The Defining Characteristics of Rational Numbers
The most practical way to identify a rational number is to examine its decimal representation. If the decimal either ends cleanly—such as 0.5 or 1.25—or eventually falls into a permanent, predictable loop—such as 0.333... or 1.428571428571—it is rational. This repeating pattern is the mathematical signature of a fraction. For instance, the number one-third translates to 0.333..., where the "3" repeats infinitely, yet it is still a precise ratio of 1 over 3. Integers themselves are rational because they can be written as a fraction over one, meaning the number 5 is equivalent to 5/1, fitting the definition perfectly.
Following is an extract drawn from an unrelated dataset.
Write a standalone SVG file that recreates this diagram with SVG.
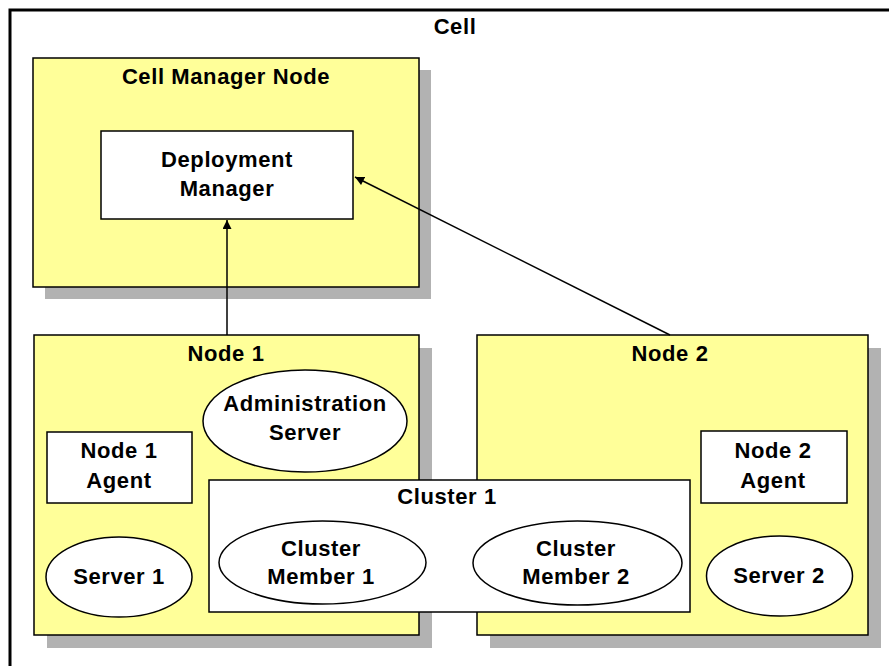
<svg xmlns="http://www.w3.org/2000/svg" width="889" height="666" viewBox="0 0 889 666">
<defs>
<style>
.t{font-family:"Liberation Sans",Arial,sans-serif;font-weight:bold;font-size:22px;letter-spacing:0.6px;fill:#000;text-anchor:middle}
.node{fill:#FFFF99;stroke:#000;stroke-width:1.5}
.shadow{fill:#B2B2B2}
.box{fill:#fff;stroke:#000;stroke-width:1.5}
.conn{stroke:#000;stroke-width:1.5;fill:none}
</style>
<marker id="ah" viewBox="0 0 10 10" refX="10" refY="5" markerWidth="10" markerHeight="9" markerUnits="userSpaceOnUse" orient="auto">
<path d="M0,0 L10,5 L0,10 z" fill="#000"/>
</marker>
</defs>
<rect width="889" height="666" fill="#fff"/>
<g id="cell">
<rect x="10" y="10" width="920" height="700" fill="#fff" stroke="#000" stroke-width="3"/>
<text class="t" x="455" y="34">Cell</text>
</g>
<g id="cell-manager-node">
<rect class="shadow" x="45" y="70" width="386" height="229"/>
<rect class="node" x="33" y="58" width="386" height="229"/>
<text class="t" x="226" y="84">Cell Manager Node</text>
</g>
<g id="deployment-manager">
<rect class="box" x="101" y="131" width="252" height="88"/>
<text class="t" x="227" y="167">Deployment</text>
<text class="t" x="227" y="196">Manager</text>
</g>
<g id="node1">
<rect class="shadow" x="47" y="348" width="385" height="300"/>
<rect class="node" x="34" y="335" width="385" height="300"/>
<text class="t" x="226" y="361">Node 1</text>
</g>
<g id="node2">
<rect class="shadow" x="490" y="348" width="391" height="300"/>
<rect class="node" x="477" y="335" width="391" height="300"/>
<text class="t" x="670" y="361">Node 2</text>
</g>
<g id="admin-server">
<ellipse class="box" cx="305" cy="421" rx="102" ry="51"/>
<text class="t" x="305" y="411">Administration</text>
<text class="t" x="305" y="440">Server</text>
</g>
<g id="node1-agent">
<rect class="box" x="47" y="432" width="145" height="71"/>
<text class="t" x="119" y="458">Node 1</text>
<text class="t" x="119" y="488">Agent</text>
</g>
<g id="server1">
<ellipse class="box" cx="119" cy="577" rx="73" ry="40"/>
<text class="t" x="119" y="584">Server 1</text>
</g>
<g id="node2-agent">
<rect class="box" x="701" y="431" width="146" height="72"/>
<text class="t" x="773" y="458">Node 2</text>
<text class="t" x="773" y="488">Agent</text>
</g>
<g id="server2">
<ellipse class="box" cx="779.5" cy="576" rx="73" ry="40"/>
<text class="t" x="779" y="583">Server 2</text>
</g>
<g id="cluster1">
<rect class="box" x="209" y="480" width="481" height="132"/>
<text class="t" x="447" y="504">Cluster 1</text>
</g>
<g id="cluster-member1">
<ellipse class="box" cx="322.5" cy="562.5" rx="103.5" ry="41.5"/>
<text class="t" x="321" y="556">Cluster</text>
<text class="t" x="321" y="584">Member 1</text>
</g>
<g id="cluster-member2">
<ellipse class="box" cx="577.5" cy="563" rx="104.5" ry="42"/>
<text class="t" x="576" y="556">Cluster</text>
<text class="t" x="576" y="584">Member 2</text>
</g>
<g id="connectors">
<line class="conn" x1="227" y1="335" x2="227" y2="220" marker-end="url(#ah)"/>
<line class="conn" x1="670" y1="335" x2="355" y2="177" marker-end="url(#ah)"/>
</g>
</svg>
The Role of Fractions and Square Roots
While all integers and terminating decimals are rational, the category also includes more complex fractions that simplify to ratios of whole numbers. Consider the number 2.75; while it appears to have two decimal places, it is actually 2 and 75/100, which reduces to 11/4. Furthermore, not all roots are irrational. If the square root of a number results in a clean integer or a fraction, it is rational. For example, the square root of 9 is 3, and the square root of 4 is 2; both are integers and therefore rational numbers because they represent exact ratios.
Defining Irrational Numbers
In contrast, an irrational number defies expression as a simple fraction of two integers. These numbers are characterized by their non-terminating and non-repeating decimal expansions. The decimal goes on forever without falling into a rhythmic loop, making it impossible to express the value as an exact ratio. This category includes many of the most famous constants in mathematics. The number pi (π), which represents the ratio of a circle's circumference to its diameter, begins with 3.14159 but continues infinitely without repeating, marking it as definitively irrational.
Identifying Irrational Roots and Constants
A primary source of irrational numbers arises from square roots that do not resolve to whole numbers. While the square root of 16 is a clean 4, the square root of 2 cannot be simplified to a fraction or a terminating decimal. The decimal for the square root of 2 (approximately 1.41421356...) extends infinitely without a pattern, making it impossible to write as a ratio of two integers. Other transcendental numbers, such as Euler's number (e), also belong to this category due to their infinite, non-repeating nature.
To visualize the difference, imagine measuring a physical object with infinite precision. A rational measurement might be 1.5 inches, which is clean and expressible as 3/2. However, if you were measuring the diagonal of a square with one-inch sides, the result would be the square root of 2. No matter how precise your ruler, the decimal representation would never end or repeat; it is a number that exists perfectly in geometric theory but cannot be captured as a simple fraction of counting numbers.